>>>

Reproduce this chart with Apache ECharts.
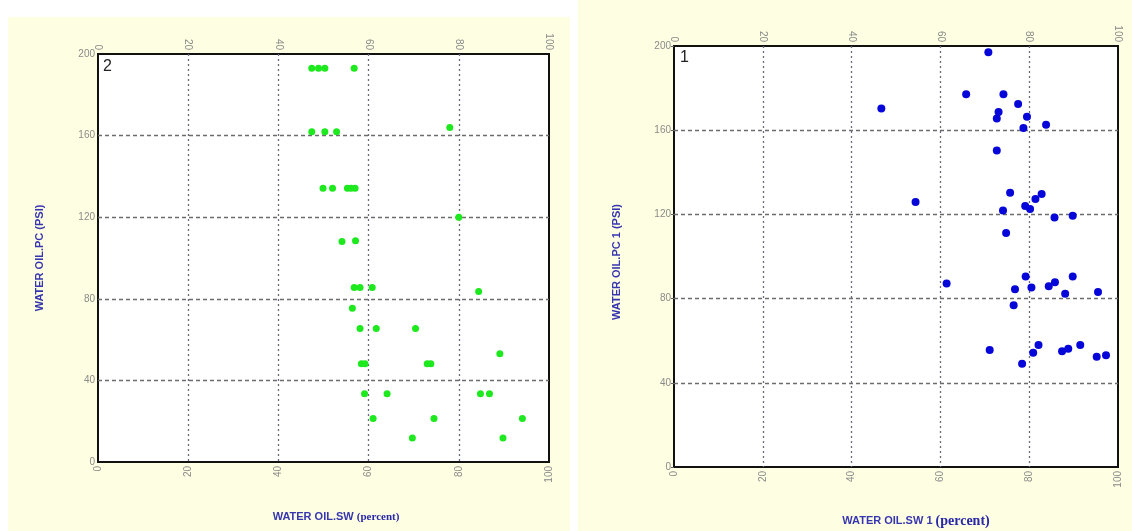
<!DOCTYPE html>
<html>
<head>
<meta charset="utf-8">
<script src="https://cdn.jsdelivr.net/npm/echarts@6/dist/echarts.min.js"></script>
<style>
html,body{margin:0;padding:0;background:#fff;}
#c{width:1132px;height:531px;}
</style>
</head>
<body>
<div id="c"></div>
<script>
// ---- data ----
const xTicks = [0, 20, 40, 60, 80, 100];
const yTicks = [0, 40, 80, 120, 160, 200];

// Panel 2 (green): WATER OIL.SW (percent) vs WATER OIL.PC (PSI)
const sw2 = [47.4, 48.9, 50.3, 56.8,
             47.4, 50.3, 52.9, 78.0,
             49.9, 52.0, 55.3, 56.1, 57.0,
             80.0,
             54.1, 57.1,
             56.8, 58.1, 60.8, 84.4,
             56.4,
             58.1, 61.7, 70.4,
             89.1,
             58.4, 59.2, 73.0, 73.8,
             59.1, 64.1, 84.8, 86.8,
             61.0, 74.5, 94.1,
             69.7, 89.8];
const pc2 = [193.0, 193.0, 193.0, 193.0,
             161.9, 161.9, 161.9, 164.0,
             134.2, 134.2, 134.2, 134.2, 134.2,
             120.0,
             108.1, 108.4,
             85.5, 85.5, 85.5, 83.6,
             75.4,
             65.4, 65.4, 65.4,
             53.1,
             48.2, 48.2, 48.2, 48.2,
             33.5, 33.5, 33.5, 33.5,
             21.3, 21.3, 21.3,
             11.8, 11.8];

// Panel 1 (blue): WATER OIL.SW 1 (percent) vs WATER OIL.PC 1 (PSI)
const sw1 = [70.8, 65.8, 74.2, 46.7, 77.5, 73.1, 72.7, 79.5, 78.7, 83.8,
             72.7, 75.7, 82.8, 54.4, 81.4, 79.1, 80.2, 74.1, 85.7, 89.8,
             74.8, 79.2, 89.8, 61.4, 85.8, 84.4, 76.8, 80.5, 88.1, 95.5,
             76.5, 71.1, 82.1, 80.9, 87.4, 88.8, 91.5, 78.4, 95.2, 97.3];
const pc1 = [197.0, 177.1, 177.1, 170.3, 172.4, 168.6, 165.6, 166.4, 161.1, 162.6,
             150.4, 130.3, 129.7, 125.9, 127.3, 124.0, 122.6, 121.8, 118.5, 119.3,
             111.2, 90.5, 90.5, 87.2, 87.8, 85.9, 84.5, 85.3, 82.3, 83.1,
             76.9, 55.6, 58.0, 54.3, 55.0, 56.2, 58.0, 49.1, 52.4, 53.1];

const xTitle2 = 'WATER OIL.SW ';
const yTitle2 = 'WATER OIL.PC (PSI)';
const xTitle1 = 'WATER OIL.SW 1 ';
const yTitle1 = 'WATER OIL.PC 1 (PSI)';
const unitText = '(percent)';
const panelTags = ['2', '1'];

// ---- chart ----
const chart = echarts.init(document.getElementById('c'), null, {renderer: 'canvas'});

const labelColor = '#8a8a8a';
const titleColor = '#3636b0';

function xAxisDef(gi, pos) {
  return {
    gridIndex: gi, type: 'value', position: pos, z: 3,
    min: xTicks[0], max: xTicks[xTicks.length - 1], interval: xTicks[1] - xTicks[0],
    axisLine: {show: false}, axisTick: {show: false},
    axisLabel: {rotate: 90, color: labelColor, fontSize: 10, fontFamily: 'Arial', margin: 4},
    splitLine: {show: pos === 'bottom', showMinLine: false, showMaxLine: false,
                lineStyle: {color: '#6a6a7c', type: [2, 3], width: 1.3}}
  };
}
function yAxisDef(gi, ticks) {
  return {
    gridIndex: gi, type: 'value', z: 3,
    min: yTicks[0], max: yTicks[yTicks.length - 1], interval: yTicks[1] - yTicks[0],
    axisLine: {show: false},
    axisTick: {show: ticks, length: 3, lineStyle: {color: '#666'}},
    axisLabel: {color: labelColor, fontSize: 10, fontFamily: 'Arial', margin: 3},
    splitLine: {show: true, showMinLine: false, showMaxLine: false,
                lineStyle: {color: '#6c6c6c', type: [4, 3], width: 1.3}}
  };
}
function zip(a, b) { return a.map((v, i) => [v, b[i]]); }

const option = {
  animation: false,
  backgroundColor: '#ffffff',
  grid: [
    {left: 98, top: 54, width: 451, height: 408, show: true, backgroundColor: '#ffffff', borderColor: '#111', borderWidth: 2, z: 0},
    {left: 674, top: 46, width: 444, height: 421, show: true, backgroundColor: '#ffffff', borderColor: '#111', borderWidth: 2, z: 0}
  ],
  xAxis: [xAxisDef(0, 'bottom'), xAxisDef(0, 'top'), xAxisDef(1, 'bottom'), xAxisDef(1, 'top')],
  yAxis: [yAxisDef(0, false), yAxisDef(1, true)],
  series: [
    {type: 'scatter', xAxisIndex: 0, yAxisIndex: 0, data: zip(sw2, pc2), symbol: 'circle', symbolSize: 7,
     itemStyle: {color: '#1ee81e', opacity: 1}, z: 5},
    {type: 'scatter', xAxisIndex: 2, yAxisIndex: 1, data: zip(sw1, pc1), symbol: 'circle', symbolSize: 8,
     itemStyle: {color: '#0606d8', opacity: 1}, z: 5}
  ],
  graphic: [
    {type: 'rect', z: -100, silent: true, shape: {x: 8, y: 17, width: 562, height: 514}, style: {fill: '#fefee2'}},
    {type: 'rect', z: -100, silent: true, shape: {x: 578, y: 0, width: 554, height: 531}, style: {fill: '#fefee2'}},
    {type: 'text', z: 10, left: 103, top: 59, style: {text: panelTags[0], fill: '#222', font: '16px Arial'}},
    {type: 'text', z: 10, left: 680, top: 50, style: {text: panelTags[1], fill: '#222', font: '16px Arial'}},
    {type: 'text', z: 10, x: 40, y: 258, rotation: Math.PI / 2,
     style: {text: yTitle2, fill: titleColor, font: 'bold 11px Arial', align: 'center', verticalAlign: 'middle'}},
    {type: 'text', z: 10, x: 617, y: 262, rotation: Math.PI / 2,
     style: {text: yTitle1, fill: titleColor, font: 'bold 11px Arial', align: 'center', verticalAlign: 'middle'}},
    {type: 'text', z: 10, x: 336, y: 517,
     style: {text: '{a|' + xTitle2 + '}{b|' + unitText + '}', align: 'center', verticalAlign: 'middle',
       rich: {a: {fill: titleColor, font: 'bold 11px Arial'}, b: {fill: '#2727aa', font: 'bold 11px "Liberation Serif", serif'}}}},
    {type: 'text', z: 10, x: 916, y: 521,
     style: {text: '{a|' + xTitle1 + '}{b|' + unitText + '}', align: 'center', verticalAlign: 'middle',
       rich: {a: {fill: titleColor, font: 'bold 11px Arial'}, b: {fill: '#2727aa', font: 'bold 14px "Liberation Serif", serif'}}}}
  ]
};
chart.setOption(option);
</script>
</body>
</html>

<<<
>>>

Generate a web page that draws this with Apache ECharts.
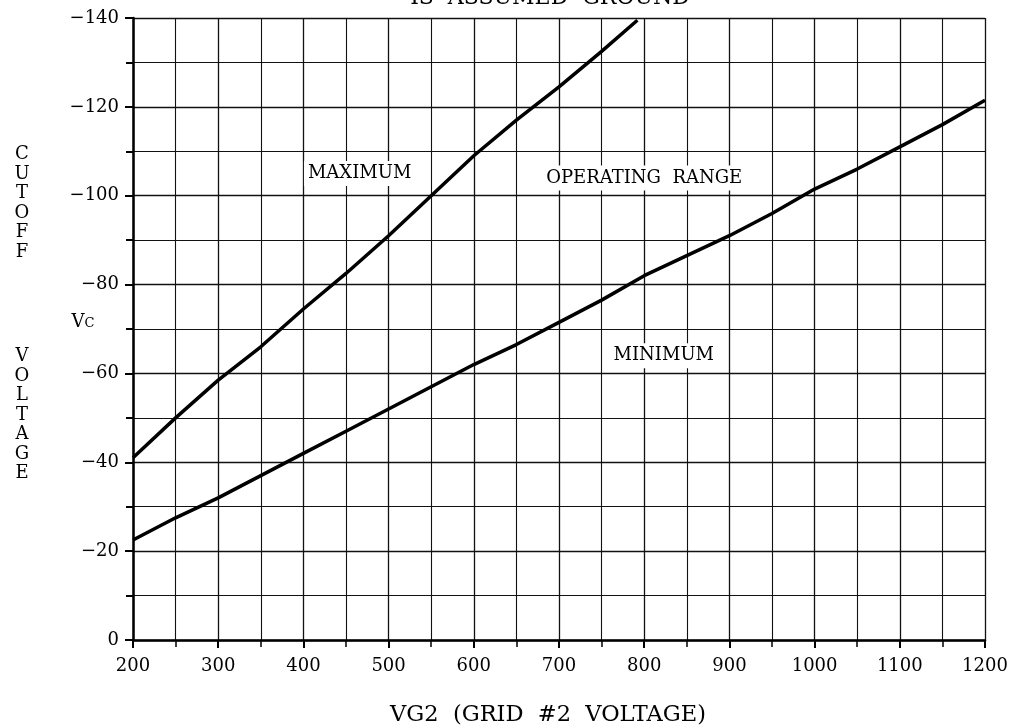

<<<

◆ **Aim of the exercise**:
Reproduce the entries exactly, from the line with "Reproduce this chart with Apache ECharts." to the line with "11.8, 11.8];", both lines included, keeping no pictures.

◆ **Expected output**:
Reproduce this chart with Apache ECharts.
<!DOCTYPE html>
<html>
<head>
<meta charset="utf-8">
<script src="https://cdn.jsdelivr.net/npm/echarts@6/dist/echarts.min.js"></script>
<style>
html,body{margin:0;padding:0;background:#fff;}
#c{width:1132px;height:531px;}
</style>
</head>
<body>
<div id="c"></div>
<script>
// ---- data ----
const xTicks = [0, 20, 40, 60, 80, 100];
const yTicks = [0, 40, 80, 120, 160, 200];

// Panel 2 (green): WATER OIL.SW (percent) vs WATER OIL.PC (PSI)
const sw2 = [47.4, 48.9, 50.3, 56.8,
             47.4, 50.3, 52.9, 78.0,
             49.9, 52.0, 55.3, 56.1, 57.0,
             80.0,
             54.1, 57.1,
             56.8, 58.1, 60.8, 84.4,
             56.4,
             58.1, 61.7, 70.4,
             89.1,
             58.4, 59.2, 73.0, 73.8,
             59.1, 64.1, 84.8, 86.8,
             61.0, 74.5, 94.1,
             69.7, 89.8];
const pc2 = [193.0, 193.0, 193.0, 193.0,
             161.9, 161.9, 161.9, 164.0,
             134.2, 134.2, 134.2, 134.2, 134.2,
             120.0,
             108.1, 108.4,
             85.5, 85.5, 85.5, 83.6,
             75.4,
             65.4, 65.4, 65.4,
             53.1,
             48.2, 48.2, 48.2, 48.2,
             33.5, 33.5, 33.5, 33.5,
             21.3, 21.3, 21.3,
             11.8, 11.8];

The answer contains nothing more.